Further evidence outlined another fraudulent scheme, beginning in 2015 and continuing into 2018, in which Banks submitted requests to the U.S. Department of Transportation to receive numbers to operate commercial vehicles. The requests contained false information and withheld information Banks was required to disclose, namely his relationship with other entities licensed by the Federal Motor Carrier Safety Administration (FMCSA), to avoid out-of-service orders that FMCSA placed on DOT numbers he operated.

On each occasion, Banks failed to disclose any relationship with other entities licensed by FMCSA during the previous three years while knowing he had applied for and received DOT numbers for three other companies.

While Banks was on bond for the frauds outlined above, investigators uncovered a third fraud, in which Banks operated a Ponzi scheme. Investors believed they were investing in the operation of commercial trucking businesses. Under the lease agreements, Banks would provide the truck, the driver, and the insurance; in exchange, investors were promised a majority of the profits. In reality, Banks spent the investment funds on personal expenses including car leases, jewelry and travel. Banks mailed investors checks that represented a portion of the funds to which they were entitled and created false expense documents to explain the lack of profits. There were at least 32 victims of this scheme, many of whom experienced substantial financial hardship after investing their life savings.

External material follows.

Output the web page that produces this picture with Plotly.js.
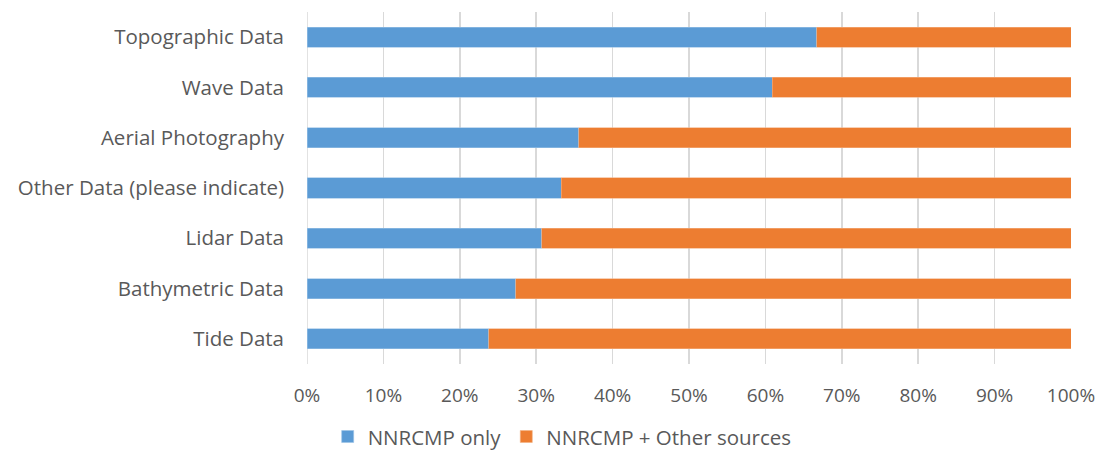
<!DOCTYPE html>
<html>
<head>
<meta charset="utf-8">
<script src="https://cdn.plot.ly/plotly-3.0.1.min.js"></script>
<style>html,body{margin:0;padding:0;background:#fff;}#chart{width:1098px;height:459px;}</style>
</head>
<body>
<div id="chart"></div>
<script>
const categories = ["Topographic Data","Wave Data","Aerial Photography","Other Data (please indicate)","Lidar Data","Bathymetric Data","Tide Data"];
const nnrcmpOnly = [66.7, 60.9, 35.6, 33.3, 30.7, 27.3, 23.8];
const nnrcmpOther = [33.3, 39.1, 64.4, 66.7, 69.3, 72.7, 76.2];
const seriesNames = ["NNRCMP only", "NNRCMP + Other sources"];
const xTickVals = [0,10,20,30,40,50,60,70,80,90,100];
const xTickText = ["0%","10%","20%","30%","40%","50%","60%","70%","80%","90%","100%"];

const font = "'Open Sans', 'Noto Sans', sans-serif";
const data = [
  {type:"bar", orientation:"h", name:seriesNames[0], y:categories, x:nnrcmpOnly,
   marker:{color:"#5b9bd5", line:{color:"#9dc3e6", width:0.6}}, hoverinfo:"x+y"},
  {type:"bar", orientation:"h", name:seriesNames[1], y:categories, x:nnrcmpOther,
   marker:{color:"#ed7d31", line:{color:"#f4b183", width:0.6}}, hoverinfo:"x+y"}
];
const layout = {
  width:1098, height:459,
  margin:{l:307, r:27, t:12, b:95, autoexpand:false},
  barmode:"stack", bargap:0.6,
  paper_bgcolor:"#fff", plot_bgcolor:"#fff",
  font:{family:font, color:"#595959", size:18},
  xaxis:{range:[0,100], tickvals:xTickVals, ticktext:xTickText, showgrid:true,
         gridcolor:"#d9d9d9", gridwidth:1.5, zeroline:false, showline:false,
         ticks:"", ticklabelstandoff:18, tickfont:{size:19, color:"#595959"}, fixedrange:true},
  yaxis:{type:"category", categoryorder:"array", categoryarray:categories, autorange:"reversed",
         showgrid:false, zeroline:false, showline:false, ticks:"", ticklabelstandoff:22,
         tickfont:{size:20.5, color:"#595959"}, fixedrange:true},
  showlegend:true,
  legend:{orientation:"h", xref:"container", yref:"container", x:0.512, xanchor:"center", y:0.005, yanchor:"bottom",
          font:{size:20.5, color:"#595959"}, traceorder:"normal", itemwidth:30},
  shapes:[{type:"line", xref:"x", yref:"paper", x0:0, x1:0, y0:0, y1:1, line:{color:"#d9d9d9", width:1.5}, layer:"below"}]
};
Plotly.newPlot("chart", data, layout, {displayModeBar:false, staticPlot:true});
</script>
</body>
</html>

Banks has prior convictions for forgery, fraudulent checks, bank fraud, financial identity fraud, financial transaction card theft, tax evasion and numerous instances of probation violations.

Banks was indicted March 27, 2018. On Aug. 26, 2019, he pleaded guilty in U.S. District Court, Charleston, South Carolina, to the falsification of records in federal investigations with intent to impede, obstruct and influence the FMCSA’s process of investigation and proper administration and to mail fraud. On May 25, 2021, U.S. District Judge David Norton sentenced Banks to 108 months (nine years) of imprisonment, followed by a three-year term of supervised release.

This case was investigated by the Federal Bureau of Investigation, the Internal Revenue Service, the United States DOT’s Office of the Inspector General, the South Carolina Law Enforcement Division and the South Carolina Department of Revenue. Assistant U.S. Attorneys Emily Limehouse and Jason Peavy prosecuted the case.